After spending hours taking standardized tests, students often have to wait months to receive score results. What inevitably takes the longest to grade are the essays. Pearson education company estimates that human graders, working at their fastest, may be able to grade about 30 writing samples an hour. New grading software, capable of scoring 16,000 essays in 20 seconds, may just be the answer to this problem.
Mark Shermis, dean of the College of Education at the University of Akron, conducted a study to test the accuracy of robo-graders. He collected over 16,000 middle and high school test essays from six states that had already been graded by humans and then used automated systems to score those same essays. According to a university news release, the results showed “virtually identical levels of accuracy, with the software in some cases proving to be more reliable.”
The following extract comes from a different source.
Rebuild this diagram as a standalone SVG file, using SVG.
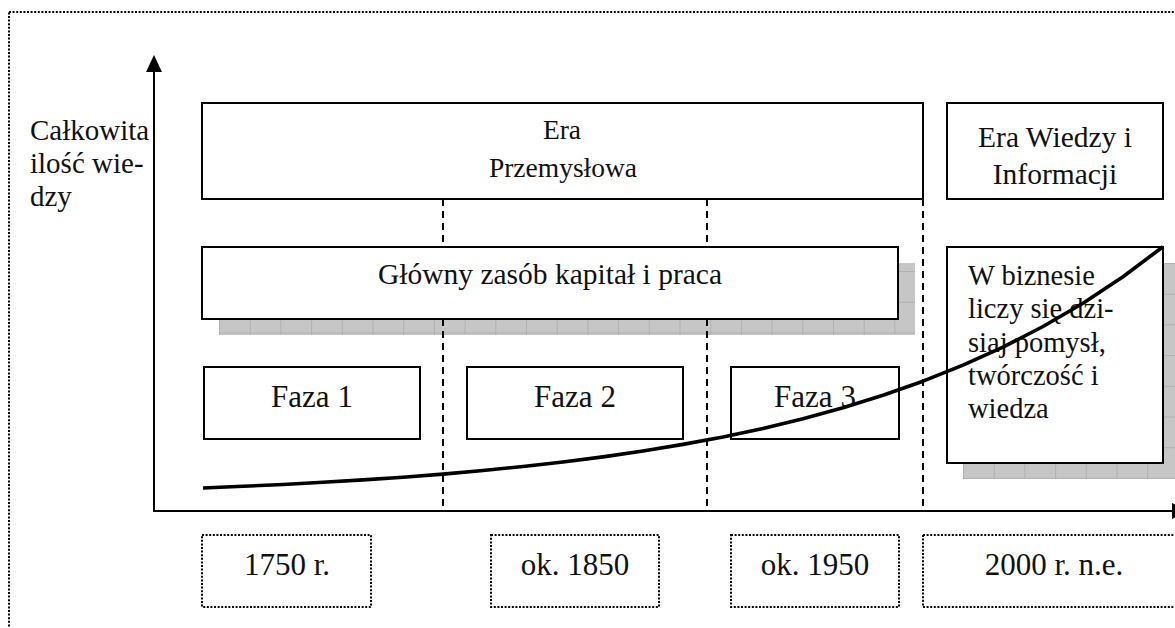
<svg xmlns="http://www.w3.org/2000/svg" width="1175" height="628" viewBox="0 0 1175 628">
  <style>
    .txt { font-family: "Liberation Serif", "Times New Roman", serif; fill: #111; }
    .box { fill: #fff; stroke: #000; stroke-width: 2; }
    .dotbox { fill: #fff; stroke: #000; stroke-width: 2; stroke-dasharray: 2 1.6; }
    .axis { stroke: #000; stroke-width: 2; fill: none; }
    .divider { stroke: #000; stroke-width: 2; stroke-dasharray: 7 5; fill: none; }
    .growth { stroke: #000; stroke-width: 3.6; fill: none; stroke-linejoin: round; stroke-linecap: butt; }
  </style>
  <defs>
    <pattern id="gridA" patternUnits="userSpaceOnUse" x="219" y="271" width="30.7" height="30.7">
      <rect width="30.7" height="30.7" fill="#c6c6c6"/>
      <path d="M0 0 H30.7 M0 0 V30.7" stroke="#9c9c9c" stroke-width="1" fill="none"/>
    </pattern>
    <pattern id="gridB" patternUnits="userSpaceOnUse" x="963" y="263" width="30.7" height="30.7">
      <rect width="30.7" height="30.7" fill="#c6c6c6"/>
      <path d="M0 0 H30.7 M0 0 V30.7" stroke="#9c9c9c" stroke-width="1" fill="none"/>
    </pattern>
  </defs>

  <rect width="1175" height="628" fill="#fff"/>

  <!-- outer dotted frame -->
  <rect x="9" y="12" width="1220" height="700" fill="none" stroke="#000" stroke-width="2" stroke-dasharray="2 1.6"/>

  <!-- shadows -->
  <rect x="219" y="263" width="696" height="72" fill="url(#gridA)"/>
  <rect x="963" y="263" width="230" height="216" fill="url(#gridB)"/>

  <g id="connectors">
    <line class="divider" x1="443" y1="199" x2="443" y2="511"/>
    <line class="divider" x1="707" y1="199" x2="707" y2="511"/>
    <line class="divider" x1="923" y1="199" x2="923" y2="511"/>
    <line class="axis" x1="154" y1="72" x2="154" y2="511"/>
    <polygon points="154,55 146,72 162,72" fill="#000"/>
    <line class="axis" x1="153" y1="511" x2="1172" y2="511"/>
    <polygon points="1172,503 1188,511 1172,519" fill="#000"/>
  </g>

  <g id="y-label">
    <text class="txt" font-size="29" x="30" y="140">Całkowita</text>
    <text class="txt" font-size="29" x="30" y="173">ilość wie-</text>
    <text class="txt" font-size="29" x="30" y="206">dzy</text>
  </g>

  <g id="era-przemyslowa">
    <rect class="box" x="202" y="103" width="721" height="96"/>
    <text class="txt" font-size="27.5" x="562" y="139" text-anchor="middle">Era</text>
    <text class="txt" font-size="27.5" x="563" y="177" text-anchor="middle">Przemysłowa</text>
  </g>

  <g id="era-wiedzy">
    <rect class="box" x="947" y="103" width="216" height="96"/>
    <text class="txt" font-size="29.5" x="1055" y="147" text-anchor="middle">Era Wiedzy i</text>
    <text class="txt" font-size="29.5" x="1055" y="184" text-anchor="middle">Informacji</text>
  </g>

  <g id="glowny-zasob">
    <rect class="box" x="202" y="247" width="696" height="72"/>
    <text class="txt" font-size="29.5" x="550" y="284" text-anchor="middle">Główny zasób kapitał i praca</text>
  </g>

  <g id="w-biznesie">
    <rect class="box" x="947" y="247" width="216" height="216"/>
    <text class="txt" font-size="28.5" x="968" y="285">W biznesie</text>
    <text class="txt" font-size="28.5" x="968" y="318">liczy się dzi-</text>
    <text class="txt" font-size="28.5" x="968" y="352">siaj pomysł,</text>
    <text class="txt" font-size="28.5" x="968" y="385">twórczość i</text>
    <text class="txt" font-size="28.5" x="968" y="418">wiedza</text>
  </g>

  <g id="faza-1">
    <rect class="box" x="204" y="367" width="216" height="72"/>
    <text class="txt" font-size="31" x="312" y="407" text-anchor="middle">Faza 1</text>
  </g>
  <g id="faza-2">
    <rect class="box" x="467" y="367" width="216" height="72"/>
    <text class="txt" font-size="31" x="575" y="407" text-anchor="middle">Faza 2</text>
  </g>
  <g id="faza-3">
    <rect class="box" x="731" y="367" width="168" height="72"/>
    <text class="txt" font-size="31" x="815" y="407" text-anchor="middle">Faza 3</text>
  </g>

  <g id="year-1750">
    <rect class="dotbox" x="202" y="535" width="169" height="72"/>
    <text class="txt" font-size="31" x="287" y="575" text-anchor="middle">1750 r.</text>
  </g>
  <g id="year-1850">
    <rect class="dotbox" x="491" y="535" width="168" height="72"/>
    <text class="txt" font-size="31" x="575" y="575" text-anchor="middle">ok. 1850</text>
  </g>
  <g id="year-1950">
    <rect class="dotbox" x="731" y="535" width="168" height="72"/>
    <text class="txt" font-size="31" x="815" y="575" text-anchor="middle">ok. 1950</text>
  </g>
  <g id="year-2000">
    <rect class="dotbox" x="923" y="535" width="262" height="72"/>
    <text class="txt" font-size="31" x="1054" y="575" text-anchor="middle">2000 r. n.e.</text>
  </g>

  <!-- knowledge growth curve -->
  <g id="growth-curve">
    <polyline class="growth" points="203,488 243,486.3 283,484.5 323,482.3 363,479.9 403,477.2 443,474.1 483,470.5 523,466.5 563,462 603,456.9 643,451 683,444.4 723,436.9 763,428.4 803,418.7 843,407.8 883,395.3 923,381.2 963,365.2 1003,347.1 1043,326.5 1083,303.2 1123,276.7 1163,246.7"/>
  </g>
</svg>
However, an article in the NY Times by Michael Winerip disproves the results of the study. Les Perelman, a director of writing at MIT taught himself to think like e-Rater, which allowed him to find many ways to manipulate the system. Perelman said that “the automated reader can be easily gamed, is vulnerable to test prep, sets a very limited and rigid standard for what good writing is, and will pressure teachers to dumb down writing instruction.” Perelman wrote several essays to test the system, two of which were in response to a question asking the essay writer to discuss why college costs are so high. Since the e-Rater cannot check facts and prefers longer essays with big words, Perelman wrote a 716-word essay filled with random sentences and accusations against greedy teaching assistants, receiving a top score of 6. However, a shorter well-argued essay only received a 5. You can read his top-scoring essay here.
What do you think? Will robo-graders ever have the same appreciation for and understanding of human language and writing that human graders do? Or are they simply tools that supplement human grading?